● **Material provided**:
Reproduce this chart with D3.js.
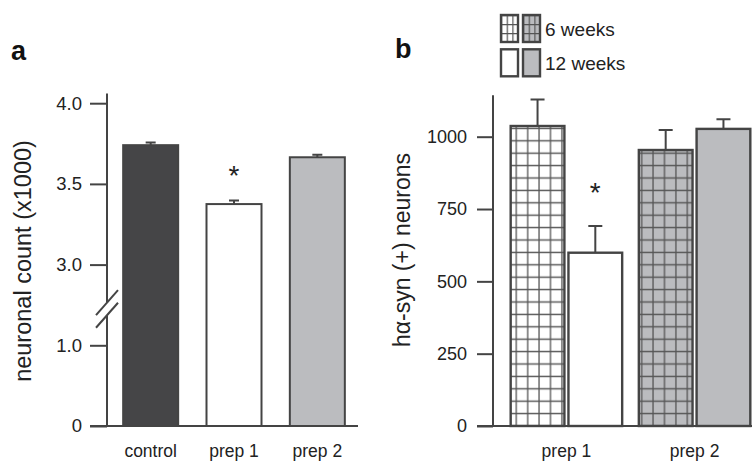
<!DOCTYPE html>
<html>
<head>
<meta charset="utf-8">
<script src="https://cdn.jsdelivr.net/npm/d3@7"></script>
<style>
  body { margin: 0; background: #fff }
  svg { display: block }
</style>
</head>
<body>
<script>
// Data: panel a
const groupsA = ["control", "prep 1", "prep 2"]
const countsA = [3.74, 3.375, 3.665]
const errorsA = [0.016, 0.022, 0.016]
const starsA = [false, true, false]
const ticksA = [0, 1, 3, 3.5, 4]

// Data: panel b
const groupsB = ["prep 1", "prep 2"]
const weeksB = ["6 weeks", "12 weeks"]
const week6 = [1037, 954]
const week6err = [92, 69]
const week12 = [599, 1027]
const week12err = [92, 33]
const starsB = [[false, true], [false, false]]
const ticksB = [0, 250, 500, 750, 1000]

// Styles
const font = "'Liberation Sans', Arial, Helvetica, sans-serif"
const ink = "#222"
const line = "#444"
const dark = "#454547"
const grey = "#bbbcbf"

// Create SVG
const svg = d3.select("body").append("svg")
  .attr("width", 752)
  .attr("height", 461)
  .attr("font-family", font)
  .attr("fill", ink)

// Hatch patterns
const defs = svg.append("defs")
function hatch(id, w, h, fill, x0, y0) {
  const p = defs.append("pattern")
    .attr("id", id)
    .attr("patternUnits", "userSpaceOnUse")
    .attr("x", x0 - w / 2)
    .attr("y", y0 - h / 2)
    .attr("width", w)
    .attr("height", h)
  p.append("rect").attr("width", w).attr("height", h).attr("fill", fill)
  p.append("path")
    .attr("d", `M0,${h / 2}H${w}M${w / 2},0V${h}`)
    .attr("stroke", "#555")
    .attr("stroke-width", 1.3)
}
function smallHatch(id, fill) {
  const p = defs.append("pattern")
    .attr("id", id)
    .attr("patternUnits", "objectBoundingBox")
    .attr("width", 1 / 3)
    .attr("height", 1 / 3)
  p.append("rect").attr("width", 20).attr("height", 20).attr("fill", fill)
  p.append("path")
    .attr("d", "M0,0H20M0,0V20")
    .attr("stroke", "#555")
    .attr("stroke-width", 2.4)
}
smallHatch("legend-white", "#fff")
smallHatch("legend-grey", grey)

// ---------- Panel a ----------
const yA = d3.scaleLinear().domain([0, 1, 3, 4]).range([426, 426 - 80.7, 426 - 2 * 80.7, 426 - 4 * 80.7])
const xA = d3.scaleBand().domain(groupsA).range([109, 359]).paddingInner(0.34).paddingOuter(0.17)
const fillsA = [dark, "#fff", grey]
const axisXA = 107

svg.append("text")
  .attr("x", 11)
  .attr("y", 60)
  .attr("font-size", 27)
  .attr("font-weight", "bold")
  .attr("fill", "#111")
  .text("a")

// Left axis with ticks
const gA = svg.append("g")
  .attr("transform", `translate(${axisXA},0)`)
  .call(d3.axisLeft(yA).tickValues(ticksA).tickFormat(d => d ? d3.format(".1f")(d) : "0").tickSize(17).tickPadding(8))
  .attr("font-family", font)
gA.select(".domain").remove()
gA.selectAll(".tick line").attr("stroke", line).attr("stroke-width", 2)
gA.selectAll(".tick text").attr("fill", ink).attr("font-size", 18.5)

// Axis line with a break between 1.0 and 3.0
const breakMid = (yA(1) + yA(3)) / 2 + 4
svg.append("path")
  .attr("d", `M${axisXA},${yA(4.06)}V${breakMid - 6.5}M${axisXA},${breakMid + 6.5}V${yA(0) + 1}`)
  .attr("stroke", line)
  .attr("stroke-width", 2)
  .attr("fill", "none")
svg.append("g")
  .selectAll("path")
  .data([-6.3, 6.3])
  .join("path")
  .attr("d", d => `M${axisXA - 11},${breakMid + d + 12.5}L${axisXA + 11},${breakMid + d - 12.5}`)
  .attr("stroke", line)
  .attr("stroke-width", 2)
svg.append("path")
  .attr("d", `M${axisXA - 17},${yA(0)}H358`)
  .attr("stroke", line)
  .attr("stroke-width", 2)

// Bars
svg.append("g")
  .selectAll("rect")
  .data(groupsA)
  .join("rect")
  .attr("x", d => xA(d))
  .attr("y", (d, i) => yA(countsA[i]))
  .attr("width", xA.bandwidth())
  .attr("height", (d, i) => yA(0) - yA(countsA[i]))
  .attr("fill", (d, i) => fillsA[i])
  .attr("stroke", line)
  .attr("stroke-width", 2)

// Error bars
svg.append("g")
  .attr("stroke", line)
  .attr("stroke-width", 2)
  .selectAll("path")
  .data(groupsA)
  .join("path")
  .attr("fill", "none")
  .attr("d", (d, i) => {
    const cx = xA(d) + xA.bandwidth() / 2
    const top = yA(countsA[i] + errorsA[i])
    return `M${cx},${yA(countsA[i])}V${top}M${cx - 5},${top}H${cx + 5}`
  })

// Significance stars
svg.append("g")
  .selectAll("text")
  .data(groupsA.filter((d, i) => starsA[i]))
  .join("text")
  .attr("x", d => xA(d) + xA.bandwidth() / 2)
  .attr("y", d => yA(countsA[groupsA.indexOf(d)] + errorsA[groupsA.indexOf(d)]) - 16)
  .attr("text-anchor", "middle")
  .attr("font-size", 28)
  .text("*")

// Category labels
svg.append("g")
  .selectAll("text")
  .data(groupsA)
  .join("text")
  .attr("x", d => xA(d) + xA.bandwidth() / 2)
  .attr("y", 457)
  .attr("text-anchor", "middle")
  .attr("font-size", 17.5)
  .text(d => d)

svg.append("text")
  .attr("transform", "translate(31,261) rotate(-90)")
  .attr("text-anchor", "middle")
  .attr("font-size", 23.5)
  .text("neuronal count (x1000)")

// ---------- Panel b ----------
const yB = d3.scaleLinear().domain([0, 1000]).range([426, 136.7])
const x0 = d3.scaleBand().domain(groupsB).range([493, 768]).paddingInner(0.13).paddingOuter(0.138)
const x1 = d3.scaleBand().domain(weeksB).range([0, x0.bandwidth()]).paddingInner(0.07)
const axisXB = 493

hatch("hatch-white", 11.4, 12.4, "#fff", x0(groupsB[0]) + 5.6, yB(0))
hatch("hatch-grey", 11.4, 12.4, grey, x0(groupsB[0]) + 5.6, yB(0))

svg.append("text")
  .attr("x", 395)
  .attr("y", 58)
  .attr("font-size", 27)
  .attr("font-weight", "bold")
  .attr("fill", "#111")
  .text("b")

const gB = svg.append("g")
  .attr("transform", `translate(${axisXB},0)`)
  .call(d3.axisLeft(yB).tickValues(ticksB).tickFormat(d3.format("d")).tickSize(16).tickPadding(10))
  .attr("font-family", font)
gB.select(".domain").remove()
gB.selectAll(".tick line").attr("stroke", line).attr("stroke-width", 2)
gB.selectAll(".tick text").attr("fill", ink).attr("font-size", 18)

svg.append("path")
  .attr("d", `M${axisXB},${yB(1143)}V${yB(0) + 1}M${axisXB - 16},${yB(0)}H752`)
  .attr("stroke", line)
  .attr("stroke-width", 2)
  .attr("fill", "none")

// Grouped bars
const barsB = groupsB.flatMap((g, gi) => weeksB.map((w, wi) => ({
  group: g,
  week: w,
  value: wi ? week12[gi] : week6[gi],
  err: wi ? week12err[gi] : week6err[gi],
  star: starsB[gi][wi],
  fill: wi ? (gi ? grey : "#fff") : (gi ? "url(#hatch-grey)" : "url(#hatch-white)")
})))

svg.append("g")
  .selectAll("rect")
  .data(barsB)
  .join("rect")
  .attr("x", d => x0(d.group) + x1(d.week))
  .attr("y", d => yB(d.value))
  .attr("width", x1.bandwidth())
  .attr("height", d => yB(0) - yB(d.value))
  .attr("fill", d => d.fill)
  .attr("stroke", line)
  .attr("stroke-width", 2.4)

svg.append("g")
  .attr("stroke", line)
  .attr("stroke-width", 2)
  .selectAll("path")
  .data(barsB)
  .join("path")
  .attr("fill", "none")
  .attr("d", d => {
    const cx = x0(d.group) + x1(d.week) + x1.bandwidth() / 2
    const top = yB(d.value + d.err)
    return `M${cx},${yB(d.value)}V${top}M${cx - 7},${top}H${cx + 7}`
  })

svg.append("g")
  .selectAll("text")
  .data(barsB.filter(d => d.star))
  .join("text")
  .attr("x", d => x0(d.group) + x1(d.week) + x1.bandwidth() / 2)
  .attr("y", d => yB(d.value + d.err) - 24)
  .attr("text-anchor", "middle")
  .attr("font-size", 28)
  .text("*")

svg.append("g")
  .selectAll("text")
  .data(groupsB)
  .join("text")
  .attr("x", d => x0(d) + x0.bandwidth() / 2)
  .attr("y", 457)
  .attr("text-anchor", "middle")
  .attr("font-size", 17.5)
  .text(d => d)

svg.append("text")
  .attr("transform", "translate(410,250) rotate(-90)")
  .attr("text-anchor", "middle")
  .attr("font-size", 23)
  .text("hα-syn (+) neurons")

// Legend
const legendFills = [["url(#legend-white)", "url(#legend-grey)"], ["#fff", grey]]
const legend = svg.append("g")
  .attr("transform", "translate(501,15)")
  .selectAll("g")
  .data(weeksB)
  .join("g")
  .attr("transform", (d, i) => `translate(0,${i * 34.3})`)
legend.selectAll("rect")
  .data((d, i) => legendFills[i])
  .join("rect")
  .attr("x", (d, i) => i * 22)
  .attr("width", 17)
  .attr("height", 27)
  .attr("fill", d => d)
  .attr("stroke", line)
  .attr("stroke-width", 2.4)
legend.append("text")
  .attr("x", 44)
  .attr("y", 20.5)
  .attr("font-size", 19)
  .text(d => d)
</script>
</body>
</html>
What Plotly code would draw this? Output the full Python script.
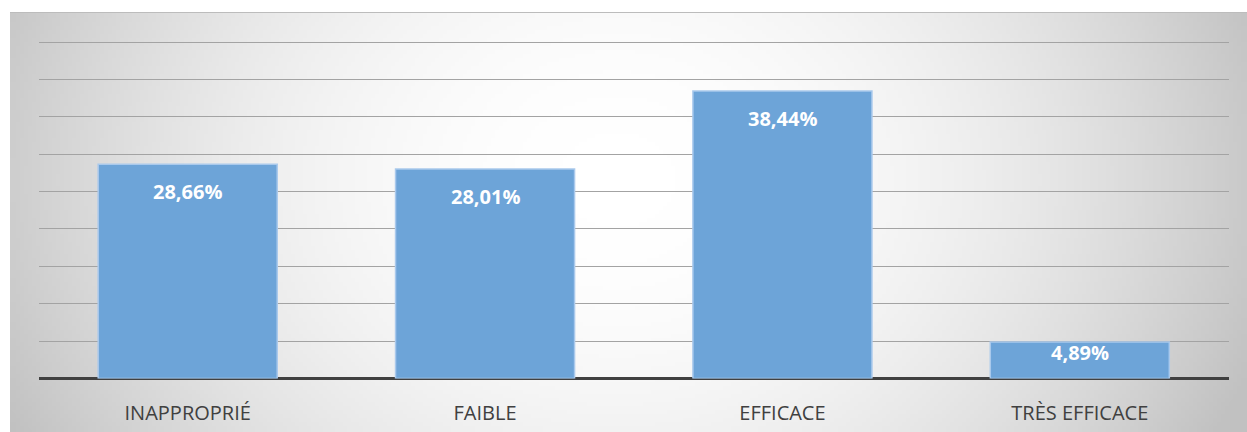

● **Short exercise**: With all pictures left out, please transcribe exactly the lines from the start of the material through the line with "const ticksA = [0, 1, 3, 3.5, 4]".

● **Finished task**:
Reproduce this chart with D3.js.
<!DOCTYPE html>
<html>
<head>
<meta charset="utf-8">
<script src="https://cdn.jsdelivr.net/npm/d3@7"></script>
<style>
  body { margin: 0; background: #fff }
  svg { display: block }
</style>
</head>
<body>
<script>
// Data: panel a
const groupsA = ["control", "prep 1", "prep 2"]
const countsA = [3.74, 3.375, 3.665]
const errorsA = [0.016, 0.022, 0.016]
const starsA = [false, true, false]
const ticksA = [0, 1, 3, 3.5, 4]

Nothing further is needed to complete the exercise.